Dari istrinya pula, restu itu datang.
Dengan izin yang penuh doa, ia pamit dari rumah sederhana di tengah gangguan akses, lalu melangkah kembali menuju perjalanan panjang, kali ini menuju UKW, sebuah momentum untuk membuktikan kemampuannya sebagai wartawan kompeten.
Perjalanan dari Bener Meriah menuju Simpang KKA adalah rangkaian ujian fisik yang tak terbayangkan oleh banyak orang.
Tanah becek menahan setiap langkahnya. Lumpur setinggi mata kaki melekat pada sepatu, membuat kaki terasa berat seperti membawa beban berkali lipat. Setiap beberapa meter, reruntuhan pohon dan bongkahan tanah menghalangi jalan, memaksanya memanjat atau mencari pijakan aman di tepi lereng.
Gunung yang pernah tersapu longsor menyisakan dinding tanah berwarna cokelat kehitaman, seolah menunjukkan jejak amarah alam yang belum sepenuhnya reda. Embusan angin membawa aroma tanah basah, menjadi latar dari langkah penuh ketekunan seorang jurnalis yang menolak menyerah.
Keringat membasahi tubuhnya, tapi semangat dalam dirinya sama sekali tak luntur.
“Saya harus sampai. Ini perjuangan saya sebagai wartawan,” ucapnya dalam hati setiap kali napasnya mulai berat.
Beberapa warga yang ia temui memberi salam dan anggukan simpati. Mereka tahu, siapapun yang berani melintasi jalur itu bukan orang biasa, apalagi seorang wartawan yang hendak mengikuti ujian kompetensi.
Berjam-jam kemudian, setelah menaklukkan medan lumpur, mendaki lereng licin, dan menembus jalur yang seolah menguji keteguhan mental, Muhammadinsyah akhirnya mencapai titik aman yang bisa dilalui kendaraan menuju Lhokseumawe.
Langkah itu mungkin tampak kecil, tetapi maknanya begitu besar.
Ia tidak datang ke UKW hanya dengan membawa materi ujian, pena, dan kertas. Ia datang dengan membawa cerita, sebuah cerita yang ditulis oleh langkah kaki, tekad kuat, dan restu keluarga.

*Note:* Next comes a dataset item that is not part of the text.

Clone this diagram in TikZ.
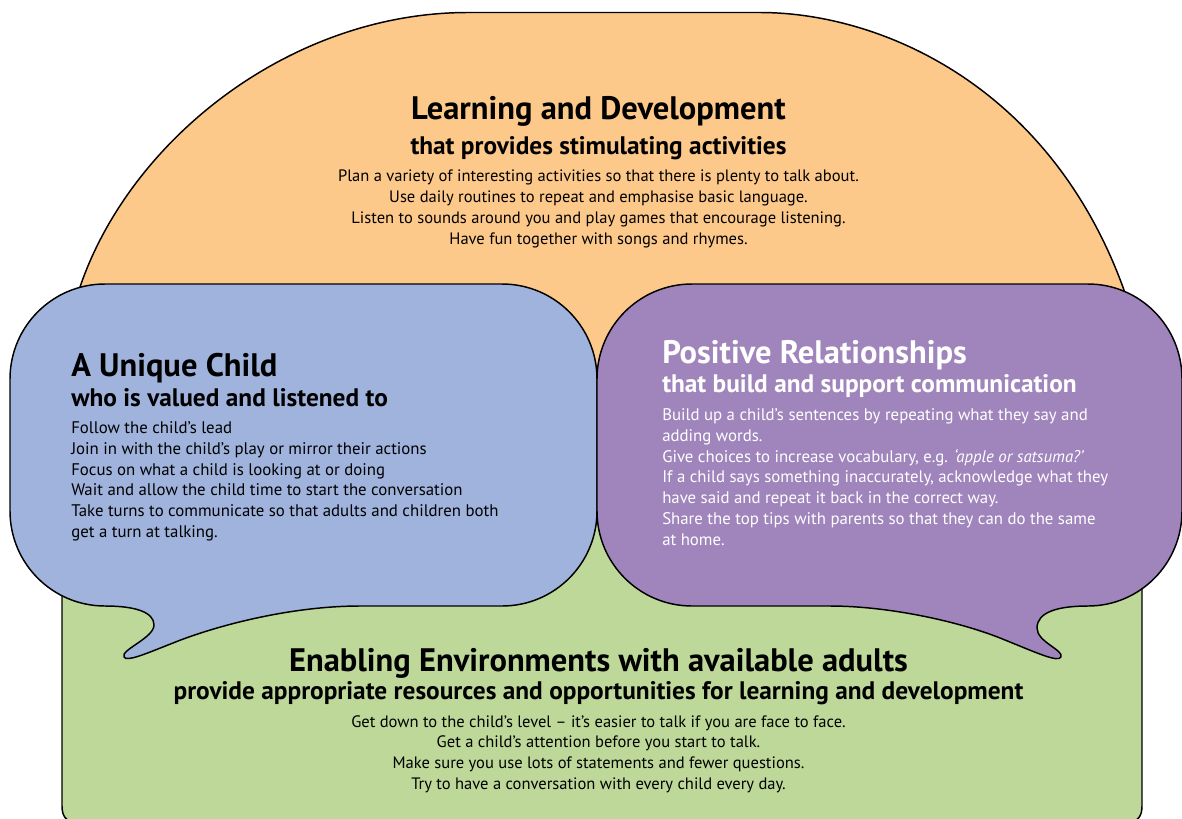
\documentclass[tikz,border=0pt]{standalone}
\usepackage{fontspec}
\setmainfont{PT Sans}
\definecolor{orangefill}{HTML}{FDC98A}
\definecolor{bluefill}{HTML}{9FB3DD}
\definecolor{purplefill}{HTML}{A085BC}
\definecolor{greenfill}{HTML}{BDD898}
\tikzset{
  x=0.75pt,y=-0.75pt,
  panel/.style={draw=black,line width=1.1pt,line join=round},
  bodytext/.style={align=left,anchor=north west,inner sep=0pt,font=\fontsize{12.6}{15.7}\selectfont},
  centertext/.style={align=center,inner sep=0pt,font=\fontsize{12.4}{15.7}\selectfont},
  bighead/.style={inner sep=0pt,font=\fontsize{24.4}{28}\selectfont\bfseries},
  subhead/.style={inner sep=0pt,font=\fontsize{19}{22}\selectfont\bfseries},
}
\begin{document}
\begin{tikzpicture}
\useasboundingbox (0,0) rectangle (1182,818);
\clip (0,0) rectangle (1182,818);
\path[panel,fill=orangefill] (62,500) -- (80,287) .. controls (130,140) and (290,12.5) .. (468,12.5) -- (760,12.5) .. controls (880,12.5) and (1050,85) .. (1124,290) -- (1142,500) -- cycle;
\path[panel,fill=greenfill] (62,500) -- (62,806) .. controls (62,816) and (66,822) .. (76,822) -- (1128,822) .. controls (1138,822) and (1142,816) .. (1142,806) -- (1142,500) -- cycle;
\path[panel,fill=bluefill] (105,284) -- (502,284) .. controls (554.5,284) and (597,326.5) .. (597,379) -- (597,511) .. controls (597,563.5) and (554.5,606) .. (502,606) -- (360,606) .. controls (290,606) and (215,626) .. (173,643) .. controls (145,654) and (127,662) .. (124,657) .. controls (120,650) and (154,638) .. (154,625) .. controls (154,612) and (135,606) .. (105,606) .. controls (52.5,606) and (10,563.5) .. (10,511) -- (10,379) .. controls (10,326.5) and (52.5,284) .. (105,284) -- cycle;
\path[panel,fill=purplefill] (692,284) -- (1088,284) .. controls (1140,284) and (1182,326.5) .. (1182,379) -- (1182,511) .. controls (1182,563.5) and (1140,606) .. (1088,606) .. controls (1058,606) and (1037,612) .. (1037,628) .. controls (1037,642) and (1064,650) .. (1061,657) .. controls (1058,663) and (1035,652) .. (1000,638) .. controls (960,622) and (890,606) .. (830,606) -- (692,606) .. controls (639.5,606) and (597,563.5) .. (597,511) -- (597,379) .. controls (597,326.5) and (639.5,284) .. (692,284) -- cycle;
\node[bighead] (ldh) at (598.5,111) {Learning and Development};
\node[subhead] (lds) at (598.5,148) {that provides stimulating activities};
\node[centertext,anchor=north] (ldb) at (598.5,170) {Plan a variety of interesting activities so that there is plenty to talk about.\\Use daily routines to repeat and emphasise basic language.\\Listen to sounds around you and play games that encourage listening.\\Have fun together with songs and rhymes.};
\node[bighead,anchor=west] (uch) at (71,368) {A Unique Child};
\node[subhead,anchor=west] (ucs) at (71,398) {who is valued and listened to};
\node[bodytext] (ucb) at (71,421) {Follow the child’s lead\\Join in with the child’s play or mirror their actions\\Focus on what a child is looking at or doing\\Wait and allow the child time to start the conversation\\Take turns to communicate so that adults and children both\\get a turn at talking.};
\node[bighead,anchor=west,text=white] (prh) at (662,355) {Positive Relationships};
\node[subhead,anchor=west,text=white] (prs) at (662,386) {that build and support communication};
\node[bodytext,text=white] (prb) at (662,408) {Build up a child’s sentences by repeating what they say and\\adding words.\\Give choices to increase vocabulary, e.g. \textit{‘apple or satsuma?’}\\If a child says something inaccurately, acknowledge what they\\have said and repeat it back in the correct way.\\Share the top tips with parents so that they can do the same\\at home.};
\node[bighead] (eeh) at (598.5,663) {Enabling Environments with available adults};
\node[subhead] (ees) at (598.5,693) {provide appropriate resources and opportunities for learning and development};
\node[centertext,anchor=north] (eeb) at (598.5,715) {Get down to the child’s level – it’s easier to talk if you are face to face.\\Get a child’s attention before you start to talk.\\Make sure you use lots of statements and fewer questions.\\Try to have a conversation with every child every day.};
\end{tikzpicture}
\end{document}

Di ruangan UKW, ketika ia duduk di kursi peserta, hanya Muhammadinsyah yang tahu pasti betapa jauhnya perjalanan yang telah ia tempuh untuk sampai di sana. Betapa nilai kompetensi yang ingin ia dapatkan bukan hanya pencapaian individu, tetapi juga wujud penghargaan atas profesinya dan pengorbanan keluarga kecilnya.
Kisah ini menjadi pengingat bahwa wartawan bukan hanya pencatat peristiwa, tetapi juga pejuang sunyi yang kerap menembus rintangan demi menjalankan tanggung jawab profesi.
Dari seorang wartawan Bener Meriah bernama Muhammadinsyah, kita belajar bahwa kompetensi sejati bukan hanya diuji di atas meja ujian, tetapi juga dalam perjalanan panjang yang penuh lumpur, kelelahan, dan keteguhan hati.
Ia berjalan, mendaki, dan terus melangkah bukan karena terpaksa, tetapi karena ia percaya: menjadi wartawan kompeten adalah kehormatan, dan setiap kehormatan layak diperjuangkan, bahkan bila harus melintasi gunung yang runtuh.